** AVAILABLE DATA **
******

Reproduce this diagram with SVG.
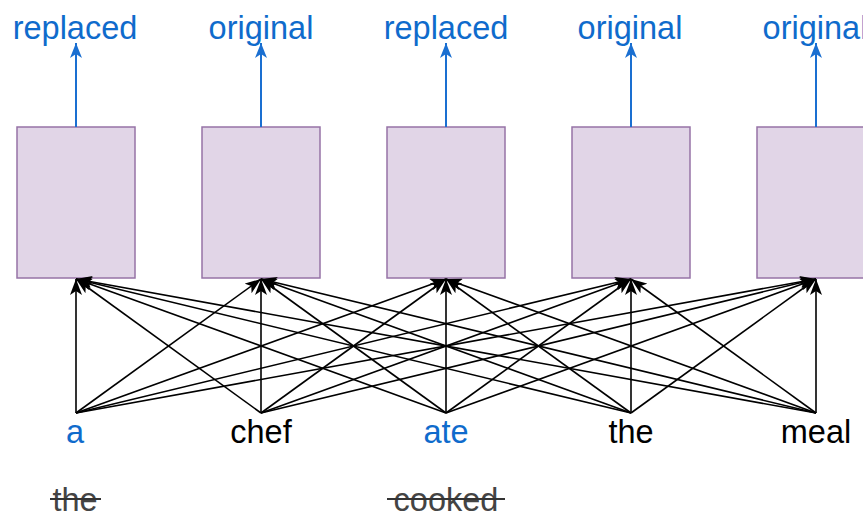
<svg xmlns="http://www.w3.org/2000/svg" width="863" height="513" viewBox="0 0 863 513">
<style>
.box{fill:#e1d5e7;stroke:#9673a6;stroke-width:1.5}
.blue{fill:#0f6bcc}
.t{font-family:"Liberation Sans",Arial,sans-serif;font-size:32.5px;text-anchor:middle}
.blk{fill:#000}
.gr{fill:#444}
.c{stroke:#000;stroke-width:1.6;fill:none}
.u{stroke:#1a6fd1;stroke-width:2;fill:none}
.s{stroke:#333;stroke-width:2}
</style>
<defs>
<marker id="ab" viewBox="0 0 16 12" refX="16" refY="6" markerWidth="16" markerHeight="12" markerUnits="userSpaceOnUse" orient="auto">
<path d="M0,0 L16,6 L0,12 L4,6 Z" fill="#000"/>
</marker>
<marker id="au" viewBox="0 0 15 12" refX="15" refY="6" markerWidth="15" markerHeight="12" markerUnits="userSpaceOnUse" orient="auto">
<path d="M0,0 L15,6 L0,12 L4,6 Z" fill="#1a6fd1"/>
</marker>
</defs>
<g id="box1"><rect class="box" x="17" y="127" width="118" height="151"/></g>
<g id="box2"><rect class="box" x="202" y="127" width="118" height="151"/></g>
<g id="box3"><rect class="box" x="387" y="127" width="118" height="151"/></g>
<g id="box4"><rect class="box" x="572" y="127" width="118" height="151"/></g>
<g id="box5"><rect class="box" x="757" y="127" width="118" height="151"/></g>
<g id="outputs">
<text class="t blue" x="75" y="39">replaced</text>
<text class="t blue" x="261" y="39">original</text>
<text class="t blue" x="446" y="39">replaced</text>
<text class="t blue" x="630" y="39">original</text>
<text class="t blue" x="815" y="39">original</text>
</g>
<g id="inputs">
<text class="t blue" x="75" y="443">a</text>
<text class="t blk" x="261" y="443">chef</text>
<text class="t blue" x="446" y="443">ate</text>
<text class="t blk" x="631" y="443">the</text>
<text class="t blk" x="816" y="443">meal</text>
</g>
<g id="struck">
<text class="t gr" x="75" y="511">the</text>
<line class="s" x1="50" y1="499" x2="101" y2="499"/>
<text class="t gr" x="446" y="511">cooked</text>
<line class="s" x1="387" y1="499" x2="505" y2="499"/>
</g>
<g id="connectors">
<g class="u">
<line x1="76" y1="127" x2="76" y2="43" marker-end="url(#au)"/>
<line x1="261" y1="127" x2="261" y2="43" marker-end="url(#au)"/>
<line x1="446" y1="127" x2="446" y2="43" marker-end="url(#au)"/>
<line x1="631" y1="127" x2="631" y2="43" marker-end="url(#au)"/>
<line x1="816" y1="127" x2="816" y2="43" marker-end="url(#au)"/>
</g>
<g class="c">
<line x1="76" y1="413" x2="76" y2="279" marker-end="url(#ab)"/>
<line x1="76" y1="413" x2="261" y2="279" marker-end="url(#ab)"/>
<line x1="76" y1="413" x2="446" y2="279" marker-end="url(#ab)"/>
<line x1="76" y1="413" x2="631" y2="279" marker-end="url(#ab)"/>
<line x1="76" y1="413" x2="816" y2="279" marker-end="url(#ab)"/>
<line x1="261" y1="413" x2="76" y2="279" marker-end="url(#ab)"/>
<line x1="261" y1="413" x2="261" y2="279" marker-end="url(#ab)"/>
<line x1="261" y1="413" x2="446" y2="279" marker-end="url(#ab)"/>
<line x1="261" y1="413" x2="631" y2="279" marker-end="url(#ab)"/>
<line x1="261" y1="413" x2="816" y2="279" marker-end="url(#ab)"/>
<line x1="446" y1="413" x2="76" y2="279" marker-end="url(#ab)"/>
<line x1="446" y1="413" x2="261" y2="279" marker-end="url(#ab)"/>
<line x1="446" y1="413" x2="446" y2="279" marker-end="url(#ab)"/>
<line x1="446" y1="413" x2="631" y2="279" marker-end="url(#ab)"/>
<line x1="446" y1="413" x2="816" y2="279" marker-end="url(#ab)"/>
<line x1="631" y1="413" x2="76" y2="279" marker-end="url(#ab)"/>
<line x1="631" y1="413" x2="261" y2="279" marker-end="url(#ab)"/>
<line x1="631" y1="413" x2="446" y2="279" marker-end="url(#ab)"/>
<line x1="631" y1="413" x2="631" y2="279" marker-end="url(#ab)"/>
<line x1="631" y1="413" x2="816" y2="279" marker-end="url(#ab)"/>
<line x1="816" y1="413" x2="76" y2="279" marker-end="url(#ab)"/>
<line x1="816" y1="413" x2="261" y2="279" marker-end="url(#ab)"/>
<line x1="816" y1="413" x2="446" y2="279" marker-end="url(#ab)"/>
<line x1="816" y1="413" x2="631" y2="279" marker-end="url(#ab)"/>
<line x1="816" y1="413" x2="816" y2="279" marker-end="url(#ab)"/>
</g>
</g>
</svg>
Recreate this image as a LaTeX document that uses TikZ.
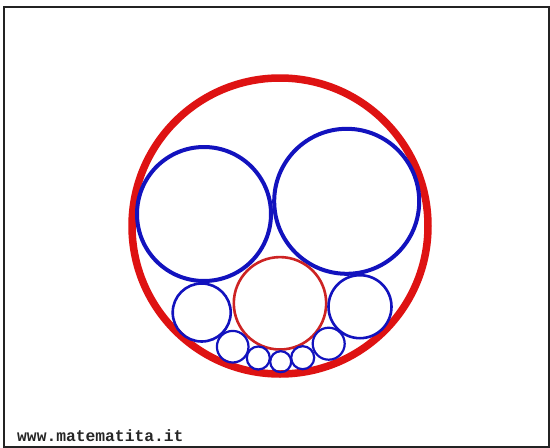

******

Filter the records above and return every line that holds the word "this".

** SOLUTION TO THE PROBLEM **
Reproduce this diagram with SVG.
Recreate this image as a LaTeX document that uses TikZ.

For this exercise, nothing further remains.